Mr. Masai was introduced to them - a not so impressive personality, nor the English all that good; spoke as if he was first formulating each sentence in Japanese and then translating it into rather clumsy English.
"Good morning! Let's start work. I am told this is a workshop; but I see neither work nor shop. So let's proceed where work is happening. Let's start with the first room on the first floor."
Mr. Masai, followed by the senior management, the participants, the video camera crew trouped out of the conference room and proceeded to the destination.
That happened to be the laundry room of the hotel.
Mr. Masai entered the room and stood at the window, "beautiful view!" he said.
The staff knew it; they need not invite a Japanese consultant to tell them this!
"A room with such a beautiful view is being wasted as a laundry room. Shift the laundry to the basement and convert this into a guest room."
Aa Haa! Now nobody had ever thought about that!
The manager said, "Yes, it can be done."
"Then let's do it," Mr. Masai said.
"Yes sir, I will make a note of this and we will include it in the report on the workshop that will be prepared." Manager
"Excuse me, but there is nothing to note down in this. Let's just do it, just now." Mr. Masai.
"Just now?" Manager
"Yes, decide on a room on the ground floor/basement and shift the stuff out of this room right away. It should take a couple of hours, right?" asked Mr. Masai.
"Yes." Manager.
"Let's come back here just before lunch. By then all this stuff will have got shifted out and the room must be ready with the carpets, furniture etc. and from today you can start earning the few thousand that you charge your customers for a night."
"Ok, Sir." The manager had no option.
The next destination was the pantry. The group entered. At the entrance were two huge sinks full of plates to be washed.
Mr. Masai removed his jacket and started washing the plates.
"Sir, Please, what are you doing?" the manager didn't know what to say and what to do.
"Why, I am washing the plates", Mr. Masai.
"But sir, there is staff here to do that." Manager Mr. Masai continued washing, "I think sink is for washing plates, there are stands here to keep the plates and the plates should go into the stands."
All the officials wondered - did they require a consultant to tell them this?
After finishing the job, Mr. Masai asked, "How many plates do you have?'
"Plenty, so that there should never be any shortage." answered the Manager.
Mr. Masai said, "We have a word in Japanese -'Muda'. Muda means delay, Muda means unnecessary spending. One lesson to be learned in this workshop is to avoid both. If you have plenty of plates, there will be delay in cleaning them up. The first step to correct this situation is to remove all the excess plates."
"Yes, we will say this in the report." Manager.
"No, wasting our time in writing the report is again an instance of 'Muda'. We must pack the extra plates in a box right away and send these to whichever other section of Taj requires these.
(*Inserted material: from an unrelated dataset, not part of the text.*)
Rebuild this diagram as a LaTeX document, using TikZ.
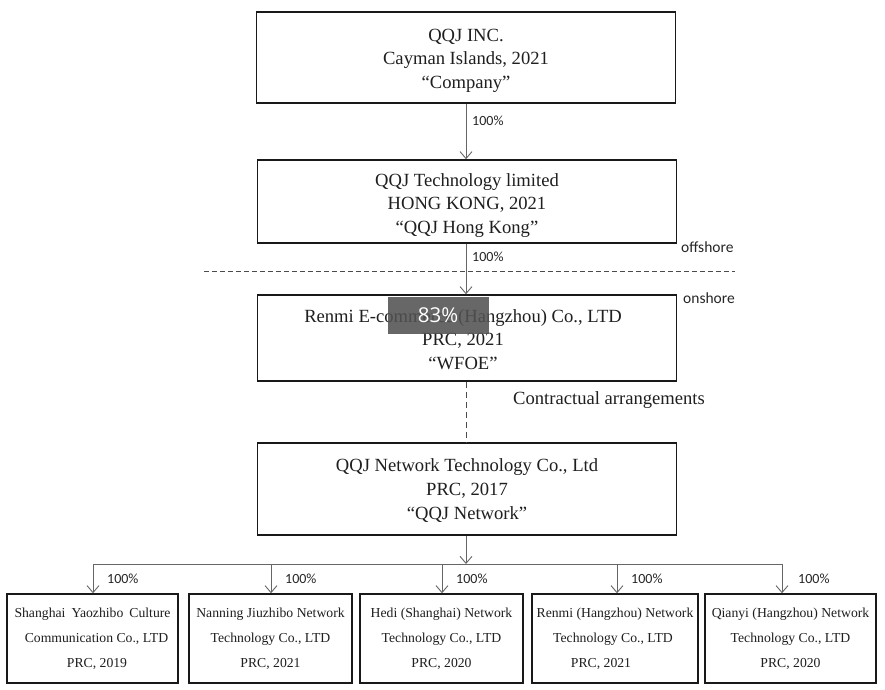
\documentclass[tikz,border=0pt]{standalone}
\usepackage{fontspec}
\setmainfont{Liberation Serif}
\newfontfamily\lblfont{Carlito}
\newfontfamily\ovlfont{Open Sans}
\usetikzlibrary{arrows.meta}
\begin{document}
\begin{tikzpicture}[x=1pt,y=-1pt,
  bigbox/.style={draw=black!90,line width=1.5pt,minimum width=419pt,inner sep=0pt},
  bigtext/.style={align=center,font=\fontsize{18.6}{23.6}\selectfont,text=black!88,inner sep=0pt},
  smallbox/.style={draw=black!90,line width=1.5pt,minimum height=89pt,align=center,
    font=\fontsize{13.7}{25}\selectfont,text=black!88,inner sep=0pt},
  arr/.style={draw=black!60,line width=0.9pt,-{Straight Barb[length=7pt,width=12pt,line width=0.9pt]}},
  conn/.style={draw=black!60,line width=0.9pt},
  pct/.style={font=\lblfont\fontsize{14}{15}\selectfont,text=black!85,anchor=west,inner sep=0pt},
  side/.style={font=\lblfont\fontsize{15.5}{17}\selectfont,text=black!85,anchor=west,inner sep=0pt},
  dash line/.style={draw=black!70,line width=1pt,dash pattern=on 5pt off 3pt}
]
\useasboundingbox[fill=white] (0,0) rectangle (885,689);

% main boxes
\node[bigbox,minimum height=91pt] (co) at (466,57.5) {};
\node[bigtext] (cot) at (466,60.5) {QQJ INC.\\Cayman Islands, 2021\\``Company''};
\node[bigbox,minimum height=83pt] (hk) at (467,201.5) {};
\node[bigtext] (hkt) at (467,205.5) {QQJ Technology limited\\HONG KONG, 2021\\``QQJ Hong Kong''};
\node[bigbox,minimum height=86pt] (wf) at (467,338) {};
\node[bigtext] (wft) at (463,339.5) {Renmi E-commerce (Hangzhou) Co., LTD\\PRC, 2021\\``WFOE''};
\node[bigbox,minimum height=92pt] (nw) at (467,489) {};
\node[bigtext] (nwt) at (467,490.5) {QQJ Network Technology Co., Ltd\\PRC, 2017\\``QQJ Network''};

% bottom boxes
\node[smallbox,minimum width=171pt] (s1) at (92.5,638.5) {\makebox[156pt][s]{Shanghai Yaozhibo Culture}\\\hspace*{8pt}Communication Co., LTD\\\hspace*{9pt}PRC, 2019};
\node[smallbox,minimum width=163pt] (s2) at (270.5,638.5) {Nanning Jiuzhibo Network\\Technology Co., LTD\\PRC, 2021};
\node[smallbox,minimum width=163pt] (s3) at (441.5,638.5) {Hedi (Shanghai) Network\\Technology Co., LTD\\PRC, 2020};
\node[smallbox,minimum width=166pt] (s4) at (615,638.5) {Renmi (Hangzhou) Network\\\hspace*{-4pt}Technology Co., LTD\\\hspace*{-28pt}PRC, 2021};
\node[smallbox,minimum width=171pt] (s5) at (790.5,638.5) {Qianyi (Hangzhou) Network\\Technology Co., LTD\\PRC, 2020};

% connectors
\coordinate (a1) at (466,0);
\draw[arr] (a1 |- co.south) -- (a1 |- hk.north);
\draw[arr] (a1 |- hk.south) -- (a1 |- wf.north);
\draw[dash line,dash pattern=on 6pt off 4pt] (a1 |- wf.south) -- (a1 |- nw.north);

\coordinate (bus) at (466,564);
\coordinate (busL) at (93,564);
\coordinate (busR) at (782,564);
\coordinate (d2) at (271,564);
\coordinate (d3) at (442,564);
\coordinate (d4) at (617,564);
\draw[arr] (a1 |- nw.south) -- (bus);
\draw[conn] (busL) -- (busR);
\draw[arr] (busL) -- (busL |- s1.north);
\draw[arr] (d2) -- (d2 |- s2.north);
\draw[arr] (d3) -- (d3 |- s3.north);
\draw[arr] (d4) -- (d4 |- s4.north);
\draw[arr] (busR) -- (busR |- s5.north);

% labels
\node[pct] (p1) at (472,121) {100\%};
\node[pct] (p2) at (472,257) {100\%};
\node[pct] (q1) at (107,579) {100\%};
\node[pct] (q2) at (285,579) {100\%};
\node[pct] (q3) at (456,579) {100\%};
\node[pct] (q4) at (631,579) {100\%};
\node[pct] (q5) at (798,579) {100\%};

\node[side] (off) at (681,247) {offshore};
\node[side] (on) at (683,298) {onshore};
\coordinate (dl) at (204,271);
\coordinate (dr) at (735,271);
\draw[dash line] (dl) -- (dr);

\node[anchor=west,inner sep=0pt,font=\fontsize{18.6}{22}\selectfont,text=black!88] (ca) at (513,400) {Contractual arrangements};

% overlay
\node[fill=black!68,fill opacity=0.88,text opacity=1,minimum width=101pt,minimum height=37pt,inner sep=0pt,text=white,
  font=\ovlfont\fontsize{20.5}{22}\selectfont] (ov) at (438,315.5) {83\%};
\end{tikzpicture}
\end{document}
Throughout the workshop now we will find out where all we find this 'Muda' hidden."
And then at every spot and session, the staff eagerly awaited to find out Muda and learn how to avoid it.
On the last day, Mr. Masai told a story.
"A Japanese and an American, both fond of hunting, met in a jungle. They entered deep jungle and suddenly realized that they had run out of bullets. Just then they heard a lion roaring. Both started running. But the Japanese took a short break to put on his sports shoes.
The American said, "What are you doing? We must first get to the car."
The Japanese responded, "No. I only have to ensure that I remain ahead of you."
All the participants engrossed in listening to the story, realized suddenly that the lion would stop after getting his victim!
"The lesson is: competition in today's world is so fierce, that it is important to stay ahead of other, even by just a couple of steps. And you have such a huge and naturally well endowed country. If you remember to curtail your production expenditure and give the best quality always, you will be miles ahead as compared to so many other countries in the world.", concluded Mr. Masai.